Banners: Mangal Murti Films, Cinekorn Entertainment, T-Series films, Vertex Motion Pictures
Producers: Bhushan Kumar, Krishan Kumar, Milan Luthria
Director: Milan Luthria
Cast: Ajay Devgn, Emraan Hashmi, Sanjay Mishra, Ileana D’Cruz, Esha Gupta, Vidyut Jammwal, Denzil Smith, Sharad Kelkar, Priyanshu Chatterjee
Writer: Rajat Aroraa
Music: Tanishk Bagchi, Ankit Tiwari, Kabir Café
It’s been a while since Bollywood saw a good heist film and Baadshaho boasts all the elements that are a prerequisite for a perfect heist film – action, drama, lots of twist and turns, witty one-liners, a stellar ensemble cast, and a suave director who is known for his mastery in weaving together all these elements to create an entertaining film. However, despite all these essentials, the film takes a dip towards the second half.
Set in a rustic milieu, against the backdrop of the 1975 Emergency, Baadshaho kick-starts with a Rajasthani princess Gitanjali (Ileana D’ Cruz) dismissing politician Sanjeev’s (Priyanshu Chatterjee) advances, which obviously hurts his ego. To take revenge, he seizes all her pushtaini khazana and throws her behind bars. Now Sanjeev wants these pots and pots of gold to be shipped to his house in Delhi and the unofficial operation is led by army official Rudra Pratap Singh, who brings on board another army captain Seher Singh (Vidyut Jammwal) to oversee the operation.

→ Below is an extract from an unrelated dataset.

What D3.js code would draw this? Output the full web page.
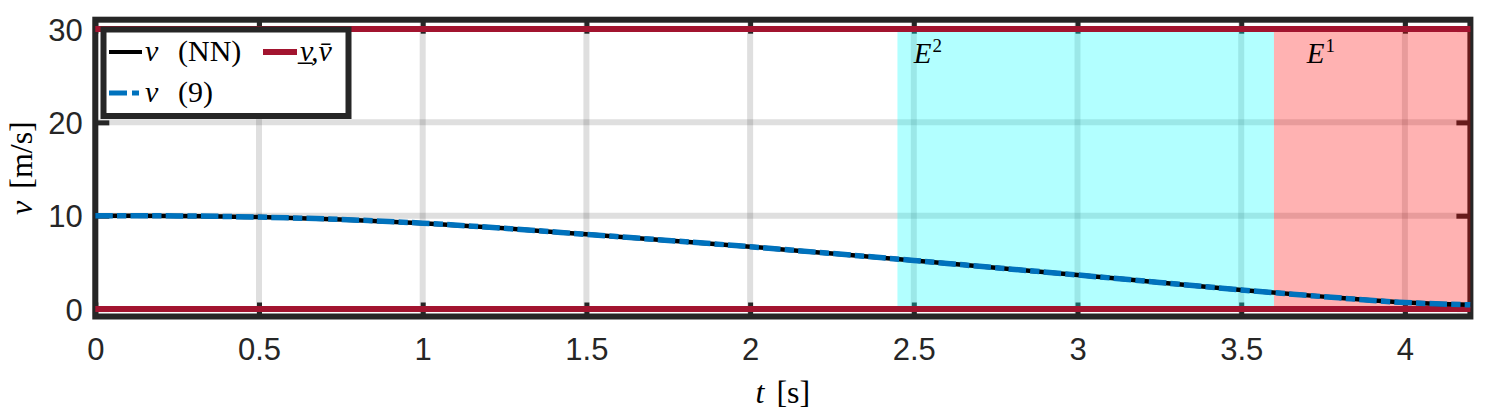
<!DOCTYPE html>
<html><head><meta charset="utf-8">
<script src="https://cdn.jsdelivr.net/npm/d3@7"></script>
<style>body{margin:0;background:#fff}svg{display:block}</style>
</head><body>
<svg id="chart" width="1495" height="414"></svg>
<script>
// ---- data ----
const tValues = [0, 0.25, 0.5, 0.75, 1.0, 1.25, 1.5, 1.75, 2.0, 2.25, 2.5, 2.75, 3.0, 3.25, 3.5, 3.75, 4.0, 4.2];
const vNN     = [10.0, 9.98, 9.85, 9.6, 9.2, 8.65, 8.0, 7.35, 6.68, 5.95, 5.2, 4.42, 3.65, 2.85, 2.05, 1.33, 0.7, 0.45];
const v9      = [10.0, 9.98, 9.85, 9.6, 9.2, 8.65, 8.0, 7.35, 6.68, 5.95, 5.2, 4.42, 3.65, 2.85, 2.05, 1.33, 0.7, 0.45];
const vLower = 0;
const vUpper = 30;
const regionNames = ["E", "E"];
const regionSup   = ["2", "1"];
const regionStart = [2.45, 3.6];
const regionEnd   = [3.6, 4.2];
const regionColor = ["#00ffff", "#ff0000"];
const regionLabelT = [2.5, 3.7];
const regionLabelV = [26.4, 26.4];
const xTicks = [0, 0.5, 1, 1.5, 2, 2.5, 3, 3.5, 4];
const xTickLabels = ["0", "0.5", "1", "1.5", "2", "2.5", "3", "3.5", "4"];
const yTicks = [0, 10, 20, 30];
const yTickLabels = ["0", "10", "20", "30"];

// ---- setup ----
const svg = d3.select("#chart");
const x = d3.scaleLinear().domain([0, 4.2]).range([95.3, 1470.4]);
const y = d3.scaleLinear().domain([-0.8, 31]).range([316.5, 19.7]);
const [x0, x1] = x.range();
const [yb, yt] = y.range();
const dark = "#262626";
const gridCol = "rgba(38,38,38,0.15)";
const sansFont = "'Liberation Sans', Arial, Helvetica, sans-serif";
const serifFont = "'Liberation Serif', 'Times New Roman', serif";

// grid
const grid = svg.append("g");
grid.selectAll(".gx").data(xTicks).join("line")
  .attr("x1", d => x(d)).attr("x2", d => x(d)).attr("y1", yt).attr("y2", yb)
  .attr("stroke", gridCol).attr("stroke-width", 6);
grid.selectAll(".gy").data(yTicks).join("line")
  .attr("x1", x0).attr("x2", x1).attr("y1", d => y(d)).attr("y2", d => y(d))
  .attr("stroke", gridCol).attr("stroke-width", 6);

// frame
svg.append("rect").attr("x", x0).attr("y", yt).attr("width", x1 - x0).attr("height", yb - yt)
  .attr("fill", "none").attr("stroke", dark).attr("stroke-width", 6);

// axes (ticks inward)
function styleAxis(g) {
  g.select(".domain").remove();
  g.selectAll(".tick line").attr("stroke", dark).attr("stroke-width", 5);
  g.selectAll(".tick text").attr("fill", dark).attr("font-family", sansFont).attr("font-size", 31);
}
const gBottom = svg.append("g").attr("transform", `translate(0,${yb})`)
  .call(d3.axisBottom(x).tickValues(xTicks).tickFormat((d, i) => xTickLabels[i]).tickSize(-14))
  .call(styleAxis);
gBottom.selectAll(".tick text").attr("y", 43.5).attr("dy", null);
svg.append("g").attr("transform", `translate(0,${yt})`)
  .call(d3.axisTop(x).tickValues(xTicks).tickFormat("").tickSize(-14)).call(styleAxis);
const gLeft = svg.append("g").attr("transform", `translate(${x0},0)`)
  .call(d3.axisLeft(y).tickValues(yTicks).tickFormat((d, i) => yTickLabels[i]).tickSize(-14))
  .call(styleAxis);
gLeft.selectAll(".tick text").attr("x", -12.5).attr("dy", 11);
svg.append("g").attr("transform", `translate(${x1},0)`)
  .call(d3.axisRight(y).tickValues(yTicks).tickFormat("").tickSize(-14)).call(styleAxis);

// shaded regions
svg.append("g").selectAll("rect").data(regionStart).join("rect")
  .attr("x", (d) => x(d)).attr("width", (d, i) => x(regionEnd[i]) - x(d))
  .attr("y", y(vUpper)).attr("height", y(vLower) - y(vUpper))
  .attr("fill", (d, i) => regionColor[i]).attr("fill-opacity", 0.3);

// bounds
const boundCol = "#a2142f";
svg.append("g").selectAll("line").data([vLower, vUpper]).join("line")
  .attr("x1", x(0)).attr("x2", x(4.2)).attr("y1", d => y(d)).attr("y2", d => y(d))
  .attr("stroke", boundCol).attr("stroke-width", 6);

// curves
const line = d3.line().x(d => x(d[0])).y(d => y(d[1])).curve(d3.curveMonotoneX);
svg.append("path").datum(tValues.map((t, i) => [t, vNN[i]]))
  .attr("d", line).attr("fill", "none").attr("stroke", "#000").attr("stroke-width", 4.5);
svg.append("path").datum(tValues.map((t, i) => [t, v9[i]]))
  .attr("d", line).attr("fill", "none").attr("stroke", "#0072bd").attr("stroke-width", 5.5)
  .attr("stroke-dasharray", "17.5,4.2,9.3,4.2");

// region labels
regionNames.forEach((n, i) => {
  const t = svg.append("text").attr("x", x(regionLabelT[i])).attr("y", y(regionLabelV[i]))
    .attr("font-family", serifFont).attr("font-size", 29).attr("fill", "#000");
  t.append("tspan").attr("font-style", "italic").text(n);
  t.append("tspan").attr("font-size", 19).attr("dy", -11).attr("dx", 1).text(regionSup[i]);
});

// legend
const lg = svg.append("g");
lg.append("rect").attr("x", 103.5).attr("y", 29.5).attr("width", 245).attr("height", 86.5)
  .attr("fill", "#fff").attr("stroke", dark).attr("stroke-width", 6);
lg.append("line").attr("x1", 109).attr("x2", 142).attr("y1", 52).attr("y2", 52)
  .attr("stroke", "#000").attr("stroke-width", 4);
lg.append("line").attr("x1", 263).attr("x2", 297).attr("y1", 52).attr("y2", 52)
  .attr("stroke", boundCol).attr("stroke-width", 6);
lg.append("line").attr("x1", 109).attr("x2", 139).attr("y1", 93).attr("y2", 93)
  .attr("stroke", "#0072bd").attr("stroke-width", 5).attr("stroke-dasharray", "18,5,10,5");
function legText(xv, yv, it, rest, restX) {
  lg.append("text").attr("x", xv).attr("y", yv).attr("font-family", serifFont).attr("font-size", 30)
    .attr("font-style", "italic").text(it);
  lg.append("text").attr("x", restX).attr("y", yv).attr("font-family", serifFont).attr("font-size", 30)
    .text(rest);
}
legText(145, 61, "v", "(NN)", 178);
legText(145, 102, "v", "(9)", 178);
lg.append("text").attr("x", 300).attr("y", 61).attr("font-family", serifFont).attr("font-size", 30)
  .attr("font-style", "italic").text("v\u0332,v\u0304");

// axis labels
const xl = svg.append("text").attr("x", (x0 + x1) / 2).attr("y", 403).attr("text-anchor", "middle")
  .attr("font-family", serifFont).attr("font-size", 32).attr("fill", "#000");
xl.append("tspan").attr("font-style", "italic").text("t");
xl.append("tspan").attr("dx", 12).text("[s]");
const yl = svg.append("text").attr("transform", `translate(32,${(yt + yb) / 2}) rotate(-90)`)
  .attr("text-anchor", "middle").attr("font-family", serifFont).attr("font-size", 32).attr("fill", "#000");
yl.append("tspan").attr("font-style", "italic").text("v");
yl.append("tspan").attr("dx", 12).text("[m/s]");
</script>
</body></html>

They are supposed to make sure that the booty safely reaches Sanjeev in a fancy truck, whose safety measures make it almost impossible for anyone to steal its contents. But an impossible robbery is the key to any heist film, thus creating edge-of-the-seat tension for the audience. In comes our choron ki tolli, who are appointed by Her Royal Highness to make the impossible possible.
Bhawani Singh (Ajay Devgn) is an old accomplice who is in love with the princess and is willing to do anything for her. He promises Gitanjali that he will bring all the gold back to her, where she can use it for the benefit of her people. Bhawani puts his team together – Daliya (Emraan Hashmi), a goofy womaniser, Guruji (Sanjay Mishra), a drunkard who can break open any lock, and Sanjana (Esha Gupta), because she is Gitanjali’s friend. The foursome come up with a fantastic plan to rob the truck laden with gold. But just before the heist, all four get arrested.
Director Milan Luthria manages to build ample tension till this point, keeping the audience engrossed with his fast-paced thriller and dialoguebaazi (superb job by the writer, Rajat Aroraa), which is his forte. He even introduces his ace card, an interesting twist at the interval point, making the audience look forward to the second half. But the film loses its tempo towards the second half. Nevertheless, the director manages to keep the entertainment quotient high with stylized action sequences and superb dialogue. Also, a better climax would have made all the difference and it is not as exciting as the chases are.
There are a few action scenes that are beautifully captured and one of them is the chase sequence between Vidyut Jammwal and Emraan Hashmi. The two songs, Mere rashke qamar and Piya more are another USP of the film. The scene where Ajay Devgn and Emraan Hashmi are trying to get onto the truck is interestingly shot.
Background score of the film by John Stewart Eduri is excellent and adds tension and drama to this heist adventure. Cinematographer Sunita Radia perfectly captures the rustic milieu, giving us some really gorgeous montages of Rajasthan. Editing could have been crisper in the second half. Although the film is not at all lengthy, it seems to drag as there are very few locations especially in the second half.
Rajat Aroraa’s writing does have its flaws, especially in the second half of the film, but he does deliver some whistleworthy one-liners. Ajay’s line about ‘Chaar din ki zindagi…’ is sure to stay with audience for a long time.
Performance-wise, Ajay Devgn as Bahwani Singh was obviously the best choice. Devgn excels in each scene. Emraan Hashmi is a complete charmer as Daliya. Sanjay Mishra, as usual, is the show-stealer. Vidyut Jammwal has the swag and makes an impression. Ileana D’Cruz looks lovely as the princess and plays her part well. Esha Gupta is very good. Sharad Kelkar has a small role but does complete justice to his character and so does Priyanshu Chatterjee.
Verdict: Baadshaho has its flaws but is an engrossing, racy and stylized action thriller that draws compelling performances from its stars.